By heading for the Cocos Islands, the asylum seekers are forcing Australia's coast guard to sail thousands of miles more a month to fulfill duties to patrol Australian waters but also to help people in danger on the high seas.
More than 4,000 people have risked a boat journey to Australia this year -- almost the same number as for all of last year, The Age report said.
Another two boats carrying 150 people recently were intercepted off Christmas Island.
The Cocos, or Keeling, Islands are around 1,500 nautical miles northwest of Perth.
They were first seen by Europeans in the 17th century by British Capt. William Keeling of the East India Company. The British annexed the Cocos in 1857 and handed over to be administered by Australia in 1955.
The islands -- less than 6 square miles -- consist of two primary flat coral atolls averaging around 16 feet above sea level and up to 27 coral islands.
The Cocos lie around 1,620 nautical miles from Sri Lanka where many asylum seekers begin their sea journey to Australia.
Sri Lanka's high commissioner in Canberra, Thisara Samarasinghe, told The Age that Sri Lankan security services recently picked up 113 people on a boat destined for Australia.
''Our information is people are being paid by various organizations to come (to Australia),'' Samarasinghe said. ''It's a very international racket for the purpose of collecting money."
Australia is the main destination of choice for the asylum seekers.
Thousands of those who set sail make it but find they await months in crowded detention centers, the main one being on Christmas Island, before their case is heard.
Also, hundreds of those who set sail -- including children -- don't make it.
One of the worst sinkings happened in December when around 200 people, including dozens of children, apparently drowned. Their overcrowded wooden ship carrying up to 400 asylum seekers wrecked about 25 miles off the coast of Indonesia's Java Island.
The passengers, mostly from Afghanistan, Iraq, Iran and Turkey, reportedly paid $2,500-$5,000 to people-smugglers for illegal passage to Australia where they would claim asylum.
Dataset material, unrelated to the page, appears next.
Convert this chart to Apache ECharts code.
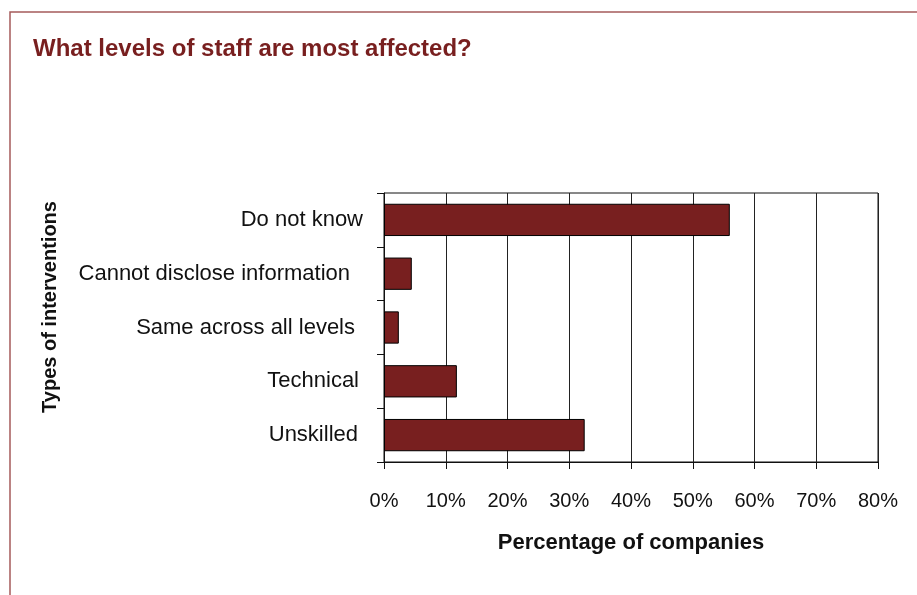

Australia's government insists the asylum problem is a regional one because the people smugglers operate out of Indian Ocean countries including Malaysia, Indonesia and Sri Lanka.
To ease the pressure on Australian detention centers, Canberra has been trying to seal agreements to set up and help operate centers with the Micronesian island of Nauru, at 8 square miles the world's smallest republic, and Papua New Guinea.